I started my research in the meantime. It wasn’t easy to do from an internetless beach house, so I was borrowing other family members’ computers whenever I got the chance to search Colorado neighborhoods, house rentals (you can rent a house for THAT?! seriously?!), preschools, New York storage, and moving companies and costs. After learning about all of these things, and letting the idea sink in of such upheaval for a year and a half’s time, we began to consider the possibility of staying in New York while my husband went to Colorado alone.
My preschool research was key in this new line of thinking. Firstly, the Colorado schools that had been recommended to us were long filled up. Secondly, the alternate preschools that I’d found online looked like roadside daycare centers. (They looked like the kinds of places that make the news from time to time, and not for heartwarming awards and things of that nature.) Thirdly, our kids were already fully enrolled and paid for for the year in a school we loved, which was regarded as one of the best preschools in New York City. And fourthly, we had just read about a seemingly legitimate study that indicated how important the kindergarten year was to future success: not just testing success, but success in life. If we were to follow the Colorado path, that would mean putting our daughter in a Colorado kindergarten the following year, only to move her back to New York in the middle of the year. We would also simultaneously miss out on the New York City private school application process in the present year, which is an arduous nearly year-long process for four- and five-year-olds akin to, and possibly harder than, applying to Harvard. And of course, despite how much we would miss husband and dad, there was the obvious benefit that the kids and I would stay near my stepson.
This approach, however, still required its own brand of upheaval. We thought it wise to let our West Side three-bedroom pre-war go and downsize for the year and a half, as well as move closer to our kids' schools on the East Side. And so, after I got back to New York, in a week’s time I was to find a new apartment for our family. LOL!! I started like I thought you were supposed to, scanning the listings in the online New York Times real estate section. It wasn’t long before I decoded the descriptions: e.g., whatever number of bedrooms they are claiming, take off one because that L-shaped living room, or even straight living room longer than ten feet, is what brokers consider space to make into a spare bedroom; “renovated” could mean in the last thirty years, “Upper East Side” could mean 200th Street and so far east it was floating on the East River, and so on. And also, most of them did not even exist. Thankfully a real estate friend clued me in that the listings are primarily bait and switch ads, which is why every time I called about an apartment too good to be true, it was (“Oh I’m sorry, that one was just signed, but I do have twelve more far inferior, more expensive places to show you if you’ll just give me several hours of your time to pound the pavement with me!”). As you can guess, as any New York apartment hunt is, the search was demoralizing. But then there was this one apartment…
I’d found a floorplan on my New York Times search that was one of those too good to be true.

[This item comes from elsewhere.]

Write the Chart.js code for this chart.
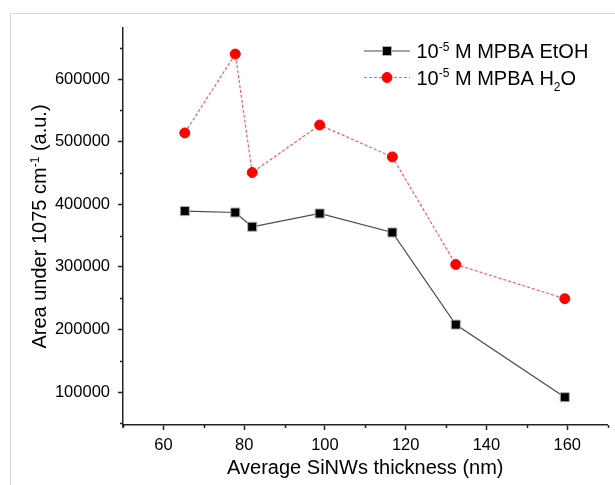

The schematic almost looked hand drawn, but the scale was enticing, and the location was perfectly situated within walking distance to my kids’ school, and on the block of my stepson’s school, and the price was right. When I called the broker, he told me it wasn’t available yet because the current tenants hadn’t moved out, but I could call back in a week’s time. In the meantime, I desperately followed brokers around the Upper East Side telling me how their microscopic, personality-less apartments were the perfect homes for me. And then I called the floor-plan broker on the appointed day, and he said it would be ready to see in an hour. I hopped in a cab, was the first one to see it, saw that it really was just what we needed, and told the broker within a few minutes’ time that coveted real estate phrase: “We’ll take it!”
I’d found a floorplan on my New York Times search that was one of those too good to be true. The schematic almost looked hand drawn, but the scale was enticing, and the location was perfectly situated within walking distance to my kids’ school, and on the block of my stepson’s school, and the price was right. When I called the broker, he told me it wasn’t available yet because the current tenants hadn’t moved out, but I could call back in a week’s time. In the meantime, I desperately followed brokers around the Upper East Side telling me how their microscopic, personality-less apartments were the perfect homes for me. And then I called the floor-plan broker on the appointed day, and he said it would be ready to see in an hour. I hopped in a cab, was the first one to see it, saw that it really was just what we needed, and told the broker within a few minutes’ time that coveted real estate phrase: “We’ll take it!”
So with relief, I checked that box, but ay yai yai, there were still so many more boxes to check… I had to work it out with our current apartment, find movers, find storage for half of our apartment, designate what was going where, manage the new apartment arrangements, change all the utilities, purge and toss, etc etc, oh, and move – in a couple of weeks’ time. Everything looked promising with my husband’s application so we were full steam ahead. He had his own boxes to check, so I concentrated on the moving. And then he got the news: he was accepted! It was bittersweet for me. He found out on a Friday, and on Sunday he was flying to Golden, Colorado to begin his program. That left me behind to pack up and move us, with a two- and four-year-old underfoot. Good times!!
It would all happen over the last week of August, a week when most of New York has high-tailed it to greener, breezier, more fragrant locales. Thank God for these folks: Mary, who volunteered to come help me pack, I’ll say that again – she volunteered to come help me pack!!!!, Jacalyn, who hosted my kids for days at a time, Alicia, my stepson’s mom who opened her home to the kids as well, my sister Sheryl, who flew to New York the weekend of my move to help on moving day, bless her heart!!, and my sister Julie and parents, who gave me loads of support and encouragement from afar. As much as I tried to organize and rally, I could not have done it without these people, and will be forever indebted!
To keep the story short, let me just say that those couple of weeks, outside of deaths in the family, were probably the most stressful of my life. I’m a pretty conservative creature when it comes to change, so my head was spinning from how different so much of my life was going to be, and from how rapidly it was changing. And then once we landed in our new apartment, the private school application process had already begun, and I felt paces behind. For many schools it could mean choosing their kindergarten clear through high school, so it was sort of a big deal to be on your game, and I already felt like I was failing my daughter. And then my son was starting preschool for the first time so I wanted it to be a positive experience and stress-free. Despite how I was feeling inside, like mom challenges throughout history, I didn’t really have a choice, I had an obligation to hold it together.